Fernandez’s PPP involvement did not stop with Everything Housing LLC.

In May 2020, Fernandez, as registered agent, reinstated a Georgia corporation – Fernandez Family Investments LLC – that had been dissolved in 2018.

Less than seven weeks later, that company was funded by a $403,226 PPP loan, based on it purportedly being in operation on February 15, 2020 and having 25 employees with an annual payroll of more than $1.9 million.

And in June 2020 a third corporation – Everything Tax Inc. – was reinstated after being dissolved by the Georgia Secretary of State more than four years earlier. Fernandez was listed as chief financial officer and other family members were listed in other positions.

On June 13, 2020, Everything Tax Inc. received a $405,041 PPP loan, based on it purportedly being in operation on February 15, 2020 with 25 employees and an annual payroll of more than $1.9 million.

RETURN TO FLORIDA

By then – having closed on June 12, 2020 on the purchase of the vacation rental home and with the companies having PPP loan proceeds in hand – Fernandez’ attention was turning back to Florida.

That’s where he grew up and spent most of his life – in North Miami Beach and Hialeah – before moving to Georgia in 2017 and pursuing “a lifelong dream to become an actor,” according to his bio on the IMDB online database.

On July 11, 2020 Everything Housing LLC changed its address from Georgia to a maildrop in a UPS Store in Osceola County.

Fernandez may have been moving on from Georgia, but Georgia was not done with Fernandez.
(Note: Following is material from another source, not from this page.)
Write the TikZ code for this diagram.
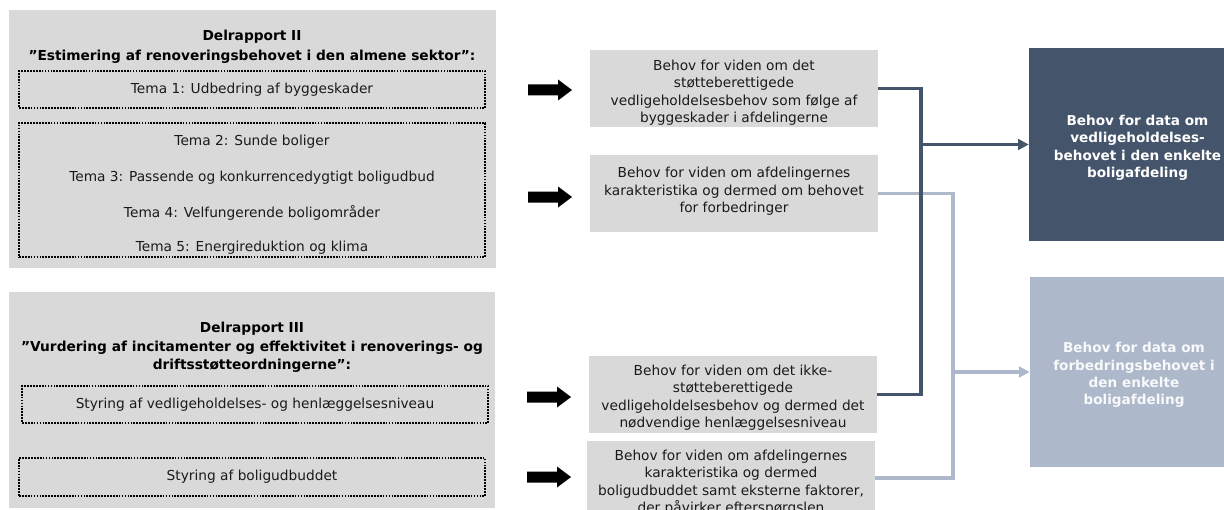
\documentclass[tikz,border=0pt]{standalone}
\usepackage{fontspec}
\setmainfont{DejaVu Sans}
\usetikzlibrary{fit,arrows.meta}
\definecolor{boxgrey}{HTML}{D9D9D9}
\definecolor{darkblue}{HTML}{44546A}
\definecolor{lightblue}{HTML}{ADB9CA}
\definecolor{txtcol}{HTML}{1A1A1A}
\tikzset{
  greybox/.style={fill=boxgrey, draw=none, inner sep=0pt},
  dotbox/.style={draw=black, line width=1.3pt, dash pattern=on 1.3pt off 0.9pt, inner sep=0pt},
  txt/.style={font=\fontsize{10.3}{13.1}\selectfont, text=txtcol, align=center, inner sep=0pt},
  ttl/.style={font=\fontsize{10.3}{15}\selectfont\bfseries, text=black, align=center, inner sep=0pt},
  rtxt/.style={font=\fontsize{10.2}{13.1}\selectfont\bfseries, align=center, inner sep=0pt},
  darkfill/.style={fill=darkblue, draw=none, inner sep=0pt},
  lightfill/.style={fill=lightblue, draw=none, inner sep=0pt},
  darkline/.style={draw=darkblue, line width=2.5pt},
  lightline/.style={draw=lightblue, line width=2.5pt},
  tip/.style={-{Triangle[length=8pt,width=8pt]}},
  bigarrow/.style={fill=black, draw=none}
}
\newcommand{\blkarrow}[2]{%
  \fill[bigarrow] (#1,#2-5.5) -- ++(30,0) -- ++(0,-5) -- ++(14,10.5) -- ++(-14,10.5) -- ++(0,-5) -- ++(-30,0) -- cycle;}
\begin{document}
\begin{tikzpicture}[x=0.75pt,y=-0.75pt]
\useasboundingbox (0,0) rectangle (1224,510);
\begin{scope}
\clip (0,0) rectangle (1224,510);
% Left box 1
\node[greybox, fit={(9,10) (496,268)}] (d2) {};
\node[ttl] (d2t) at (252,46.5) {Delrapport II\\”Estimering af renoveringsbehovet i den almene sektor”:};
\node[dotbox, fit={(19,71) (485,108)}] (t1box) {};
\node[txt] (t1) at (t1box.center) {Tema 1: Udbedring af byggeskader};
\node[dotbox, fit={(19,123) (485,257)}] (t2box) {};
\node[txt] (t2) at (252,142) {Tema 2: Sunde boliger};
\node[txt] (t3) at (252,178) {Tema 3: Passende og konkurrencedygtigt boligudbud};
\node[txt] (t4) at (252,213) {Tema 4: Velfungerende boligområder};
\node[txt] (t5) at (252,247.5) {Tema 5: Energireduktion og klima};
% Left box 2
\node[greybox, fit={(9,292) (495,508)}] (d3) {};
\node[ttl, font=\fontsize{10.3}{13.8}\selectfont\bfseries] (d3t) at (252,347.5) {Delrapport III\\”Vurdering af incitamenter og effektivitet i renoverings- og\\driftsstøtteordningerne”:};
\node[dotbox, fit={(22,386) (488,423)}] (s1box) {};
\node[txt] (s1) at (s1box.center) {Styring af vedligeholdelses- og henlæggelsesniveau};
\node[dotbox, fit={(19,458) (485,496)}] (s2box) {};
\node[txt] (s2) at (s2box.center) {Styring af boligudbuddet};
% black arrows
\blkarrow{528}{90}
\blkarrow{528}{197}
\blkarrow{527}{397}
\blkarrow{527}{477}
% middle boxes
\node[greybox, fit={(590,50) (878,127)}] (A) {};
\node[txt] (At) at ([yshift=-3pt]A.center) {Behov for viden om det\\støtteberettigede\\vedligeholdelsesbehov som følge af\\byggeskader i afdelingerne};
\node[greybox, fit={(590,155) (878,232)}] (B) {};
\node[txt] (Bt) at ([yshift=1.5pt]B.center) {Behov for viden om afdelingernes\\karakteristika og dermed om behovet\\for forbedringer};
\node[greybox, fit={(589,356) (877,433)}] (C) {};
\node[txt] (Ct) at ([yshift=-2.3pt]C.center) {Behov for viden om det ikke-\\støtteberettigede\\vedligeholdelsesbehov og dermed det\\nødvendige henlæggelsesniveau};
\node[greybox, fit={(587,441) (875,515)}] (D) {};
\node[txt] (Dt) at ([yshift=-3.5pt]D.center) {Behov for viden om afdelingernes\\karakteristika og dermed\\boligudbuddet samt eksterne faktorer,\\der påvirker efterspørgslen};
% right boxes
\node[darkfill, fit={(1029,48) (1246,241)}] (R1) {};
\node[rtxt, text=white] (R1t) at ([yshift=-2.3pt]R1.center) {Behov for data om\\vedligeholdelses-\\behovet i den enkelte\\boligafdeling};
\node[lightfill, fit={(1030,277) (1238,467)}] (R2) {};
\node[rtxt, text=white!92!lightblue] (R2t) at ([yshift=-2.3pt]R2.center) {Behov for data om\\forbedringsbehovet i\\den enkelte\\boligafdeling};
% connectors
\coordinate (cd) at (921,240);
\coordinate (cl) at (953,300);
\draw[lightline] (B.east) -| (cl) |- (D.east);
\draw[darkline] (A.east) -| (cd) |- (C.east);
\coordinate (jd) at (cd |- R1.west);
\coordinate (jl) at (cl |- R2.west);
\draw[darkline, tip] (jd) -- (R1.west);
\draw[lightline, tip] (jl) -- (R2.west);
\end{scope}
\end{tikzpicture}
\end{document}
On July 23, 2020, he was arrested for a third time since 2019, this time on charges of identity theft for allegedly possessing and intending to use a dead person’s Lowe’s credit card, according to sheriff’s records. He was released the same day on an $11,200 bond and the case remains pending, according to online court records.

Repeated calls to the criminal lawyer representing him on all three pending cases have gone unanswered. Fernandez pleaded not guilty to all the charges.

Everything Housing LLC did buy at least two more small rental properties, in November 2020 in Atlanta, paying $76,000, according to Georgia property records.

In April 2021, a family member purchased a six-bedroom, five-bathroom home around the corner from the rental home in Osceola County, paying $450,000 with a $427,500 mortgage. Fernandez has been living there with family. Parked outside on a recent Sunday afternoon were a Tesla, a BMW and a Mercedes- Benz S550.

As for his acting career, Fernandez did not respond to a text message asking him to confirm his IMDB bio is accurate.

But it lists several roles, including as a coroner in Watchmen, a blackjack dealer in Ozark and, in the HBO series The Outsider, as a crime scene investigator.

‘WE’RE NOT GOING TO REST’

Leopard, the Secret Service agent, said the agency and other federal law enforcement continue to hunt down those who defrauded the PPP program.

“It’s not that complicated to figure out who took our fraudulent loans,” he said. “We just have to go through the process, generate the leads, divvy them out and work them.”

But he knows there are many more evading detection so far. “A whole lot more. That’s the challenge for law enforcement in general,” he said.

“The timing was perfect for fraudsters,” he said, noting the government “wanted to get the money to the people as fast as possible, so you can’t vet as well.” In addition, “law enforcement had its hands full, struggling to deal with COVID and trying to help the community in South Florida,” including local partners who needed help fighting a surge in crime.

Asked if those who committed fraud should be worried about an early-morning knock on their door, Leopard said, “Yes, definitely. We’re not going to rest knowing this kind of fraud went on."